When do you use beta drift and why is it useful?
In which topic area / study session do you find this?
It’s in the first reading on equities.
But to answer the question, when you are to estimate beta, analyst tend to add a beta drift/adjustment called the blume adjustment. This takes what your “long term beta” would be, which is one, and your estimated beta and creates a some what of weighted average putting 2/3 of weight towards your estimated beta and 1/3 towards the long term beta.
It assumes that a company’s long term beta is 1… So the adjusted beta is calculated as Adjusted beta = 0.33 + 0.67 (beta) which gives a less biased estimate of long term beta. Beta is considered mean reverting to 1 so with a beta above one that equation gives a result closer to one, and with a beta below one is also gives a beta closer to one.
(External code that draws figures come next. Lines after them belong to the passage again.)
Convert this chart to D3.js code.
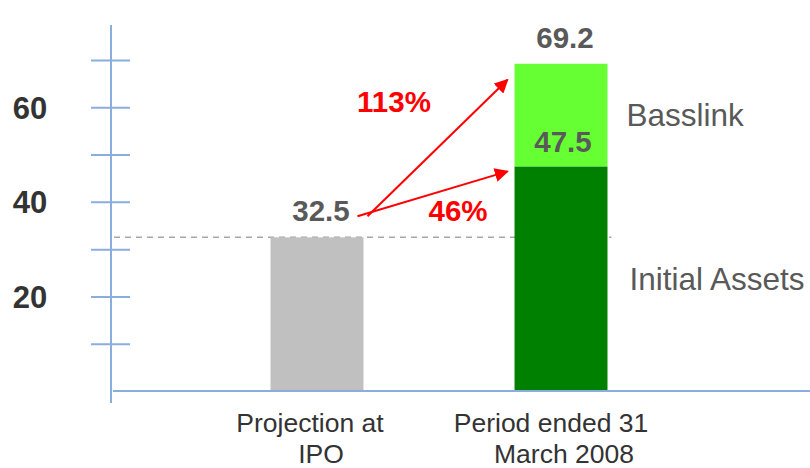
<!DOCTYPE html>
<html>
<head>
<meta charset="utf-8">
<script src="https://cdn.jsdelivr.net/npm/d3@7"></script>
<style>
  body { margin: 0; background: #fff; }
  text { font-family: "Liberation Sans", Arial, sans-serif; }
</style>
</head>
<body>
<script>
// data
var categories = ["Projection at IPO", "Period ended 31 March 2008"];
var catLines = [["Projection at", "IPO"], ["Period ended 31", "March 2008"]];
var baseValues = [32.5, 47.5];       // gray bar / Initial Assets
var basslinkValues = [0, 21.7];      // Basslink on top of initial assets
var totalLabels = ["32.5", "69.2"];
var tickValues = [10, 20, 30, 40, 50, 60, 70];
var tickLabels = [20, 40, 60];
var growthLabels = ["113%", "46%"];
var seriesNames = ["Basslink", "Initial Assets"];

var width = 810, height = 468;
var axisColor = "#8aaedc";

var svg = d3.select("body").append("svg")
  .attr("width", width).attr("height", height);

var defs = svg.append("defs");
defs.append("marker").attr("id", "arr")
  .attr("viewBox", "0 0 10 10").attr("refX", 9).attr("refY", 5)
  .attr("markerWidth", 7).attr("markerHeight", 7)
  .attr("markerUnits", "strokeWidth").attr("orient", "auto")
  .append("path").attr("d", "M0,0 L10,5 L0,10 z").attr("fill", "#ff0000");

var x = d3.scaleBand().domain(categories).range([148.5, 729.5])
  .paddingInner(0.619).paddingOuter(0.5);
var y = d3.scaleLinear().domain([0, 70]).range([391, 60]);

// y axis
var axisX = 111;
var ax = svg.append("g").attr("transform", "translate(" + axisX + ",0)")
  .call(d3.axisLeft(y).tickValues(tickValues).tickSize(20)
    .tickFormat(function (d) { return tickLabels.indexOf(d) >= 0 ? d : ""; }));
ax.select(".domain").remove();
ax.selectAll(".tick line").attr("x1", -20).attr("x2", 19)
  .attr("stroke", axisColor).attr("stroke-width", 2);
ax.selectAll(".tick text").attr("x", -81).attr("dy", "0.35em")
  .attr("text-anchor", "middle")
  .style("font-size", "31px").style("font-weight", "bold")
  .style("font-family", "'Liberation Sans', Arial, sans-serif")
  .attr("fill", "#333");
svg.append("line").attr("x1", axisX).attr("x2", axisX)
  .attr("y1", 25).attr("y2", 403)
  .attr("stroke", axisColor).attr("stroke-width", 2);

// dashed reference line at IPO projection
svg.append("line").attr("x1", axisX + 3).attr("x2", x(categories[1]) + x.bandwidth() + 4)
  .attr("y1", y(baseValues[0])).attr("y2", y(baseValues[0]))
  .attr("stroke", "#a6a6a6").attr("stroke-width", 1.5)
  .attr("stroke-dasharray", "6,5");

// bars
var baseColors = ["#c0c0c0", "#008000"];
svg.selectAll(".base").data(categories).enter().append("rect")
  .attr("class", "base")
  .attr("x", function (d) { return x(d); })
  .attr("width", x.bandwidth())
  .attr("y", function (d, i) { return y(baseValues[i]); })
  .attr("height", function (d, i) { return y(0) - y(baseValues[i]); })
  .attr("fill", function (d, i) { return baseColors[i]; });

svg.selectAll(".bass").data(categories).enter().append("rect")
  .attr("class", "bass")
  .attr("x", function (d) { return x(d); })
  .attr("width", x.bandwidth())
  .attr("y", function (d, i) { return y(baseValues[i] + basslinkValues[i]); })
  .attr("height", function (d, i) { return y(baseValues[i]) - y(baseValues[i] + basslinkValues[i]); })
  .attr("fill", "#66ff33");

// baseline
svg.append("line").attr("x1", axisX + 2).attr("x2", width)
  .attr("y1", y(0)).attr("y2", y(0))
  .attr("stroke", axisColor).attr("stroke-width", 2);

// value labels
var lblStyle = function (sel) {
  sel.attr("text-anchor", "middle").style("font-size", "29.5px")
    .style("font-weight", "bold").attr("fill", "#595959");
};
svg.selectAll(".tot").data(categories).enter().append("text")
  .attr("x", function (d) { return x(d) + x.bandwidth() / 2 + 4; })
  .attr("y", function (d, i) { return y(baseValues[i] + basslinkValues[i]) - 16; })
  .text(function (d, i) { return totalLabels[i]; })
  .call(lblStyle);
svg.append("text")
  .attr("x", x(categories[1]) + x.bandwidth() / 2 + 2)
  .attr("y", y(baseValues[1]) - 14)
  .text(baseValues[1].toFixed(1))
  .call(lblStyle);

// growth arrows
var sx = x(categories[0]) + x.bandwidth() - 2, sy = y(baseValues[0]) - 21;
var tx = x(categories[1]) - 7;
var tops = [y(baseValues[1] + basslinkValues[1]) + 16, y(baseValues[1]) + 5];
var starts = [sx + 6, sx - 4];
tops.forEach(function (ty, i) {
  svg.append("line").attr("x1", starts[i]).attr("y1", sy)
    .attr("x2", tx).attr("y2", ty)
    .attr("stroke", "#ff0000").attr("stroke-width", 2)
    .attr("marker-end", "url(#arr)");
});
svg.append("text").attr("x", 394).attr("y", 112)
  .attr("text-anchor", "middle").style("font-size", "29.5px")
  .style("font-weight", "bold").attr("fill", "#ff0000").text(growthLabels[0]);
svg.append("text").attr("x", 458).attr("y", 221)
  .attr("text-anchor", "middle").style("font-size", "29.5px")
  .style("font-weight", "bold").attr("fill", "#ff0000").text(growthLabels[1]);

// series names beside stacked bar
var rx = x(categories[1]) + x.bandwidth() + 19;
svg.append("text").attr("x", rx).attr("y", (y(baseValues[1]) + y(baseValues[1] + basslinkValues[1])) / 2)
  .attr("dy", "0.35em").style("font-size", "31.5px").attr("fill", "#595959")
  .text(seriesNames[0]);
svg.append("text").attr("x", rx + 3).attr("y", (y(0) + y(baseValues[1])) / 2)
  .attr("dy", "0.35em").style("font-size", "31.5px").attr("fill", "#595959")
  .text(seriesNames[1]);

// category labels (lines slightly offset as in the original)
var lineShift = [[-7, 4], [-10, 3]];
svg.selectAll(".cat").data(categories).enter().append("text")
  .attr("text-anchor", "middle").style("font-size", "26.5px").attr("fill", "#333")
  .attr("transform", function (d) { return "translate(" + (x(d) + x.bandwidth() / 2) + ",432)"; })
  .each(function (d, i) {
    var t = d3.select(this);
    catLines[i].forEach(function (ln, j) {
      t.append("tspan").attr("x", lineShift[i][j]).attr("y", j * 31).text(ln);
    });
  });
</script>
</body>
</html>
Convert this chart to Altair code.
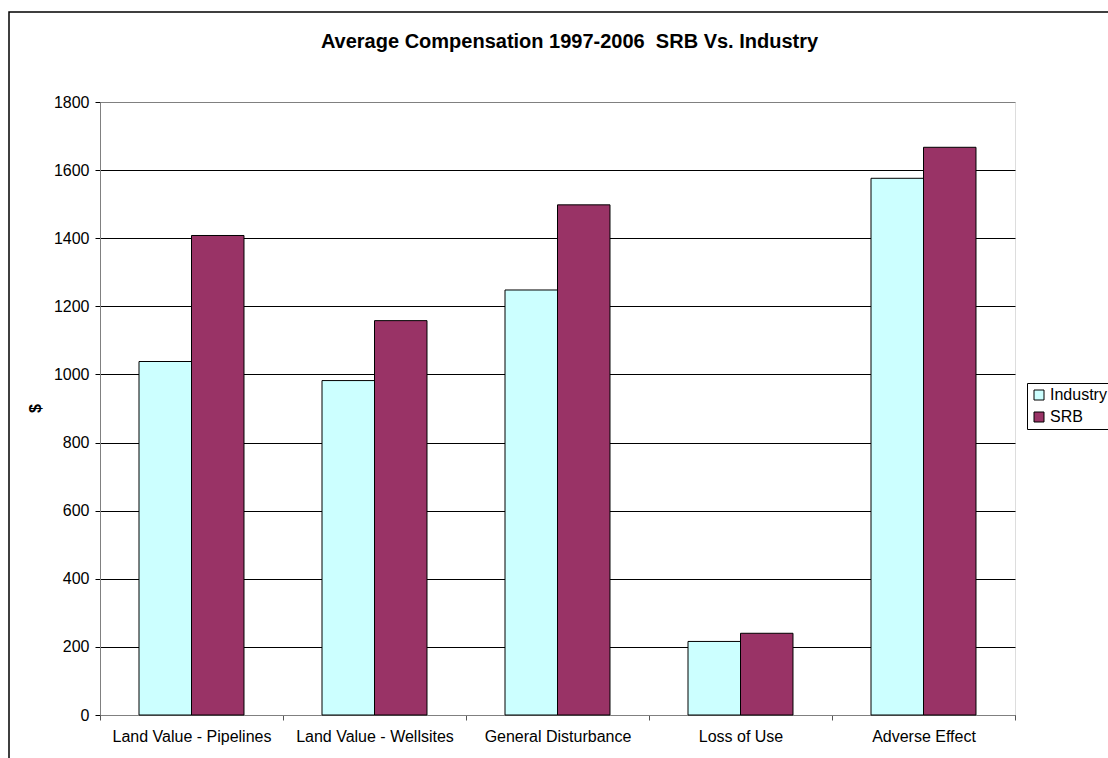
import altair as alt
import pandas as pd

# Average compensation per category, 1997-2006
categories = [
    "Land Value - Pipelines",
    "Land Value - Wellsites",
    "General Disturbance",
    "Loss of Use",
    "Adverse Effect",
]
industry = [1038, 982, 1248, 216, 1576]
srb = [1408, 1158, 1498, 240, 1667]
series = ["Industry", "SRB"]
series_colors = ["#CCFFFF", "#993366"]
y_ticks = [0, 200, 400, 600, 800, 1000, 1200, 1400, 1600, 1800]

rows = []
for cat, ind, s in zip(categories, industry, srb):
    rows.append({"category": cat, "series": "Industry", "value": ind})
    rows.append({"category": cat, "series": "SRB", "value": s})
df = pd.DataFrame(rows)

FONT = "Liberation Sans"
W, H = 915, 613

bars = (
    alt.Chart(df)
    .mark_bar(stroke="black", strokeWidth=1)
    .encode(
        x=alt.X(
            "category:N",
            sort=categories,
            scale=alt.Scale(paddingInner=0, paddingOuter=0),
            axis=alt.Axis(
                title=None,
                labelAngle=0,
                labelFont=FONT,
                labelFontSize=16,
                labelColor="black",
                labelPadding=8,
                tickBand="extent",
                tickSize=5,
                tickColor="#555555",
                domainColor="#808080",
                grid=False,
            ),
        ),
        xOffset=alt.XOffset(
            "series:N",
            sort=series,
            scale=alt.Scale(paddingInner=0, paddingOuter=0.743),
        ),
        y=alt.Y(
            "value:Q",
            scale=alt.Scale(domain=[0, 1800], nice=False),
            axis=alt.Axis(
                title="$",
                titleFont=FONT,
                titleFontSize=16,
                titleFontWeight="bold",
                titleColor="black",
                titleX=-65,
                titleY=306,
                titleAlign="center",
                titleBaseline="middle",
                values=y_ticks,
                format="d",
                labelFont=FONT,
                labelFontSize=16,
                labelColor="black",
                labelPadding=6,
                tickSize=5,
                tickColor="black",
                domainColor="#808080",
                grid=True,
                gridColor={
                    "condition": {"test": "datum.value === 1800", "value": "#808080"},
                    "value": "black",
                },
                gridWidth=1,
            ),
        ),
        color=alt.Color(
            "series:N",
            sort=series,
            scale=alt.Scale(domain=series, range=series_colors),
            legend=alt.Legend(
                title=None,
                orient="none",
                legendX=927,
                legendY=281,
                labelFont=FONT,
                labelFontSize=16,
                labelColor="black",
                labelOffset=3,
                symbolType="square",
                symbolSize=100,
                symbolStrokeColor="black",
                symbolStrokeWidth=1,
                strokeColor="black",
                padding=4,
                rowPadding=6,
            ),
        ),
    )
)

# outer chart frame
frame = (
    alt.Chart(pd.DataFrame({"k": [0]}))
    .mark_rect(fill=None, stroke="black", strokeWidth=1.5, clip=False)
    .encode(
        x=alt.value(-91),
        x2=alt.value(1020),
        y=alt.value(-90),
        y2=alt.value(665),
    )
)

chart = (
    alt.layer(frame, bars)
    .properties(
        width=W,
        height=H,
        autosize=alt.AutoSizeParams(type="none"),
        padding={"left": 100, "top": 102, "right": 93, "bottom": 43},
        title=alt.TitleParams(
            "Average Compensation 1997-2006\u00a0 SRB Vs. Industry",
            font=FONT,
            fontSize=20,
            fontWeight="bold",
            color="black",
            anchor="middle",
            dx=12,
            offset=-57,
            baseline="alphabetic",
        ),
    )
    .configure_view(stroke=None)
    .configure(background="white")
)

chart.save("out.html", embed_options={"renderer": "svg", "actions": False})
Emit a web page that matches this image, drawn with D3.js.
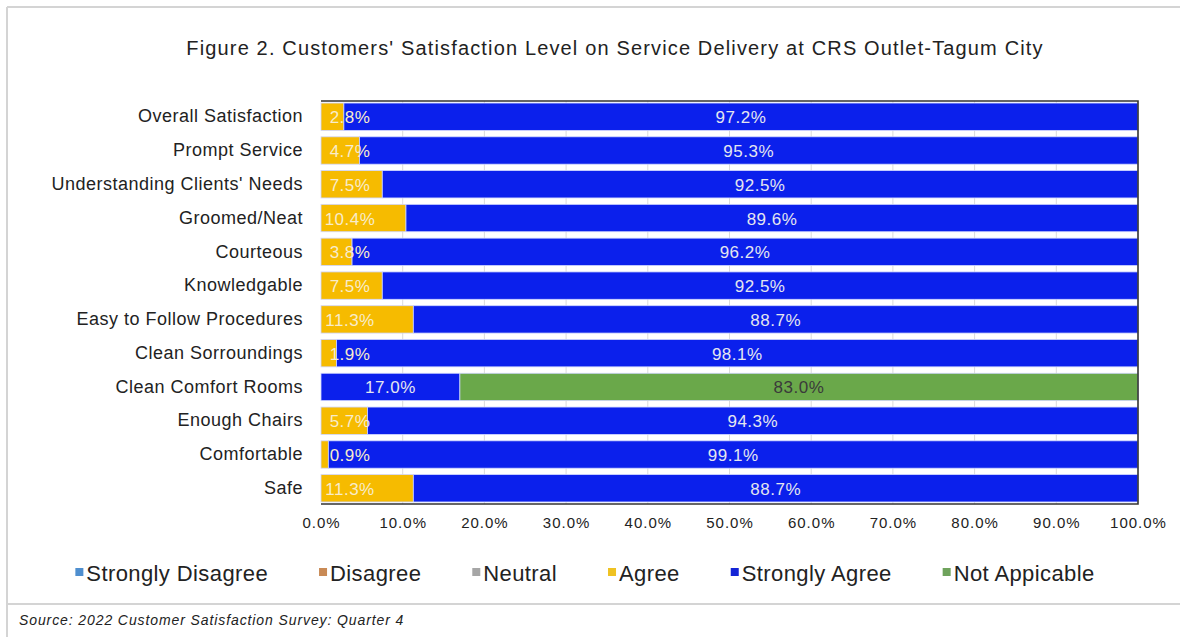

Adjusted beta = 0.33 + 0.67 (beta) is a standard treatment, although it isn’t set in stone. It depends how quickly you think beta will mean revert to 1. For example if you think it will mean revert more quickly, you could use Adjusted beta = 0.5 + 0.5 (beta)
It’s important to note that this concept isn’t beta “drift” it is beta “mean reversion”. Two very different things!!!
this somewhat concides with the quant section with random walk. So let’s say (and this is question rather than a statement) but if you don’t have a mean reversion, that means you have a unit root, and that means it is not stationary. Yeah?
You have to use it in case you are forecasting a beta you have generated from a regression analysis (with historical inputs).